Numa reviravolta inesperada na luta contra o cancro, humildes bactérias de cozinha e uma planta mais conhecida por adoçar chá podem, um dia, ajudar a tratar uma das doenças mais mortais da humanidade, sugere uma nova investigação.

Um grupo de cientistas no Japão descobriu que a stevia fermentada, uma planta comumente usada como adoçante sem calorias, pode ter propriedades anticancerígenas intrigantes . Embora estas descobertas sejam iniciais e necessitem de mais estudos, sugerem um possível papel da stevia no combate ao cancro do pâncreas.

O cancro de pâncreas continua a ser um dos mais difíceis de tratar. Os sintomas geralmente só aparecem depois de a doença se espalhar, e terapias convencionais como a quimioterapia raramente resultam em cura. A perspectiva é sombria: menos de 10% dos pacientes sobrevivem cinco anos após o diagnóstico.

Esta necessidade urgente de tratamentos mais eficazes e menos tóxicos levou investigadores a explorar compostos à base de plantas. Muitos medicamentos quimioterápicos já utilizados têm origem botânica - incluindo o paclitaxel, derivado da casca do teixo-do-pacífico, e a vincristina, proveniente da pervinca-de-Madagáscar - oferecendo um caminho comprovado para a descoberta de novos agentes de combate ao cancro.

A stevia, uma planta folhosa nativa da América do Sul, é amplamente conhecida pela sua doçura natural. É uma presença comum nas prateleiras dos supermercados, mas poucos a consideram uma planta medicinal.

As folhas de stevia são ricas em compostos bioativos, alguns dos quais demonstraram indícios de atividade anticancerígena e antioxidante em estudos anteriores. O desafio tem sido aproveitar esse potencial, visto que extratos de stevia não fermentados são apenas moderadamente eficazes em laboratório, frequentemente exigindo altas doses para afetar as células cancerígenas.
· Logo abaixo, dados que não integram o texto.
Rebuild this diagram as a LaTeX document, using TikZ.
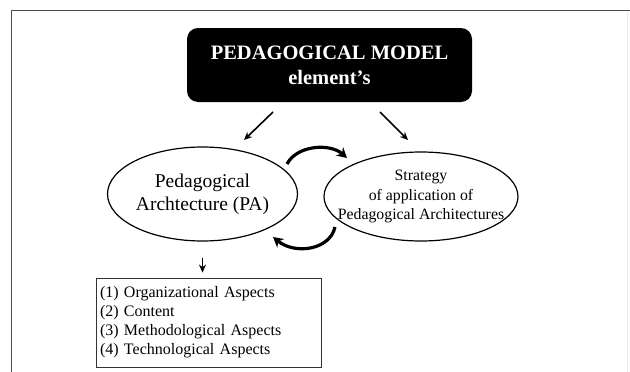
\documentclass[tikz,border=0pt]{standalone}
\usepackage{fontspec}
\setmainfont{Liberation Serif}
\usetikzlibrary{shapes.geometric,arrows.meta}
\tikzset{
  frameline/.style={draw=black!70, line width=1.5pt},
  elli/.style={draw=black, ellipse, line width=1.2pt, inner sep=0pt},
  thinarrow/.style={line width=1.6pt, -{Stealth[length=8pt,width=7pt]}},
  bigarrow/.style={line width=3.2pt, -{Stealth[length=10pt,width=11pt]}},
  listbox/.style={draw=black!80, line width=0.9pt, minimum width=225pt, minimum height=89pt, text width=217pt, align=left, inner sep=4pt}
}
\begin{document}
\begin{tikzpicture}[x=1pt,y=-1pt]
\useasboundingbox (0,0) rectangle (630,372);
\fill[white] (0,0) rectangle (630,372);
\draw[frameline] (11.5,380) -- (11.5,10.5) -- (640,10.5);
\draw[black!8, line width=1pt] (627,11) -- (627,380);
% title box
\node[fill=black, rounded corners=11pt, minimum width=285pt, minimum height=74pt, inner sep=0pt] (M) at (329.5,65) {};
\node[text=white, align=center, font=\bfseries\fontsize{20.5}{25}\selectfont] (Mt) at (M.center) {PEDAGOGICAL MODEL\\element’s};
% ellipses
\node[elli, minimum width=190pt, minimum height=94pt] (L) at (202.5,194) {};
\node[align=center, font=\fontsize{19.5}{23}\selectfont] (Lt) at (L.center) {Pedagogical\\Archtecture (PA)};
\node[elli, minimum width=194pt, minimum height=89pt] (R) at (421,196.5) {};
\node[align=center, font=\fontsize{15.8}{19.5}\selectfont] (Rt) at (R.center) {Strategy\\of application of\\Pedagogical Architectures};
% list box
\node[listbox, font=\fontsize{16}{19}\selectfont] (B) at (208.5,322.5) {(1) Organizational Aspects\\(2) Content\\(3) Methodological Aspects\\(4) Technological Aspects};
% arrows from title
\draw[thinarrow] ([shift={(-56.5,47)}]M.center) -- ([shift={(41.5,-54)}]L.center);
\draw[thinarrow] ([shift={(50.5,47)}]M.center) -- ([shift={(-13,-56.5)}]R.center);
% down arrow
\draw[thinarrow] ([yshift=-16pt]L.south) -- ([yshift=5pt]B.north -| L.south);
% curved arrows
\draw[bigarrow] ([shift={(84.5,-30)}]L.center) .. controls +(10,-19) and +(-17,-15) .. ([shift={(-74,-38.5)}]R.center);
\draw[bigarrow] ([shift={(-86,30.5)}]R.center) .. controls +(-5,23) and +(22,18) .. ([shift={(70.5,43)}]L.center);
\end{tikzpicture}
\end{document}
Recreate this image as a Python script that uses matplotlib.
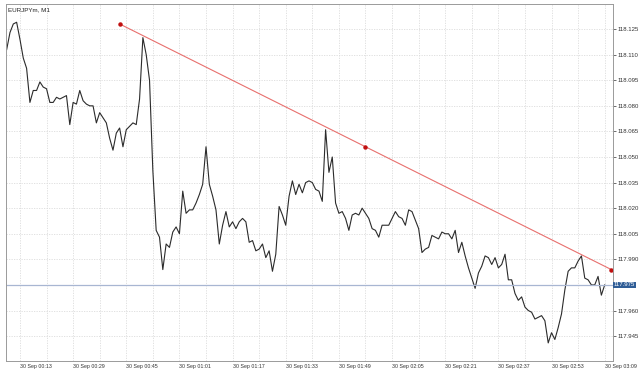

É aí que entra a fermentação. Conhecida por criar iogurte, kimchi e pão de fermentação natural, a fermentação é mais do que uma técnica culinária. É uma forma de alquimia microbiana que pode transformar compostos vegetais em novas moléculas bioativas.

Investigadores da Universidade de Hiroshima fizeram uma pergunta simples, mas inovadora: e se a stevia fosse fermentada com as bactérias certas? Eles experimentaram com uma cepa chamada Lactobacillus plantarum SN13T, um parente de uma bactéria comumente encontrada em alimentos fermentados. A fermentação produziu um composto chamado éster metílico do ácido clorogénico (CAME), que demonstrou efeitos anticancerígenos muito mais potentes do que o extrato de stevia crua.

Em testes de laboratório, o extrato fermentado de stevia causou a morte em grande número de células cancerígenas do pâncreas, mas deixou as células renais saudáveis praticamente ilesas. Análises posteriores revelaram que a CAME foi responsável por esse efeito. Funcionou, bloqueando as células cancerígenas numa fase específica do seu ciclo de vida, impedindo-as de se multiplicarem e desencadeando a apoptose, um processo natural em que as células se autodestroem quando danificadas ou não mais necessárias.

A CAME parece alterar a programação genética das células cancerígenas. Ela ativa genes que promovem a morte celular, ao mesmo tempo que suprime aqueles que ajudam as células cancerígenas a crescer e a sobreviver. Esse efeito duplo retarda a progressão do cancro e estimula as células malignas a se autodestruírem.

É importante observar que estes resultados provêm de células cultivadas em laboratório, não de estudos com animais ou humanos. Muitas substâncias que parecem promissoras falham em ensaios clínicos devido à complexidade do corpo humano. Ainda assim, a descoberta é empolgante e justifica uma exploração mais aprofundada.